Readers’ wildlife videos

We are really running low on readers’ wildlife photos, so if you have some good ones, now’s the time to send them in.

Today we have two videos by the late photographer and naturalist Andreas Kay from Ecuador.  The first is a caterpillar presumably mimicking a feather—a form of mimicry new to me.  Andreas’s YouTube notes:

This Caterpillar filmed near Mindo in Ecuador looks like a feather which presumably gives it an advantage in the struggle for survival since predators such as birds will not perceive it as food. There are more than 3500 species of butterflies and some 10000 of moths in Ecuador and their larvae have evolved different strategies to escape predators. Some hide in the vegatation due to camouflage coloration, others resemble a stick or moss or mimick bird droppings.

Bagworms build cases out of silk and materials such as leafs, wood and soil as camouflage, such as this Pagoda bagworm: https://rumble.com/v48got. Other caterpillars on the contrary are highly colorful (aposematic coloration) to warn potential predators that they are unpaltable or even toxic or have venemous spines. Some caterpillars expose fake eyes to deter predators, such as this snake mimic caterpillar from Ecuador: https://rumble.com/v311ab

But this is an exceptional case of a caterpillar disguised as a feather. It even makes steps back as it moves as if it was agitated by the wind.

And some slow-motion photography of a beetle. The carapace could be regarded as vestigial wings, as it evolved from wings in an ancestor:

Tortoise beetles, Cassidinae own their name to the carapace under which they can find shelter like a tortoise, with the difference that their carapace can open for flight. This species with the scientific name Stolas coalita is from the Amazon rainforest of Ecuador.

9 Comments

  1. jezgrove
    Posted July 2, 2020 at 8:21 am | Permalink

    Amazing mimicry!

  2. rickflick
    Posted July 2, 2020 at 9:08 am | Permalink

    The feather mimic has an extension of the Rachis (main shaft) out front to add to realism. How did she ever think of doing that?

    • boudiccadylis
      Posted July 2, 2020 at 9:21 am | Permalink

      And why does it do the back step. Does it feel soft and silky like a feather?

  3. Posted July 2, 2020 at 9:35 am | Permalink

    The feather mimic is very plausible. What could add to it is the strong bilateral symmetry of the fur coat, as it presents a more feather-like shape.
    Hairy caterpillars are generally thought to be protective, not so much for mimicry but by other means. The hairs are a mechanical deterrent to ants and small parasitic insects. And they can be very irritating to predators.

  4. Posted July 2, 2020 at 11:14 am | Permalink

    I’m guessing there is a Japanese giant flying tortoise movie. If not, there should be.

  5. Charles A Sawicki
    Posted July 2, 2020 at 12:09 pm | Permalink

    Beautiful slow motion movie of beetle taking off!

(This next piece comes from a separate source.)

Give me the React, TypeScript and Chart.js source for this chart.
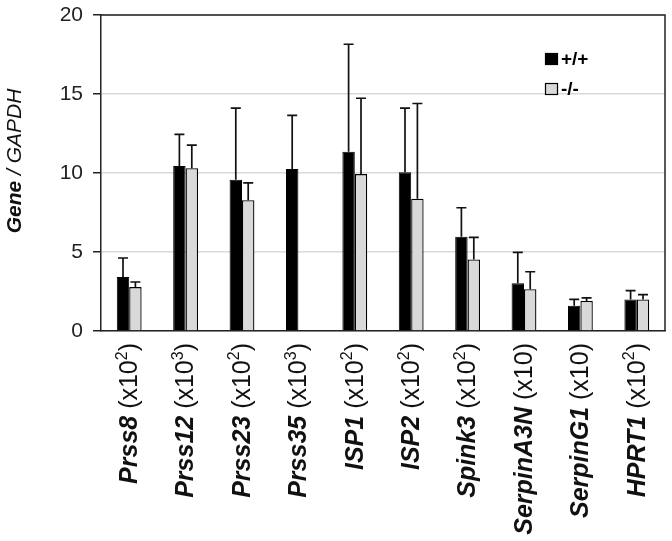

    • Posted July 2, 2020 at 7:51 pm | Permalink

      Yes. Nice setup with the white background too.

  6. Posted July 2, 2020 at 5:40 pm | Permalink

    These are incredible!

  7. Don Mackay
    Posted July 2, 2020 at 6:04 pm | Permalink

    The filming of the beetle take off is interesting. It seems that take cannot happen until both second legs are off the ground, suggesting a switch mechanism that turns on the flying muscles. Presumably wingbeat will cease when the two second legs are grounded on landing. Any thoughts?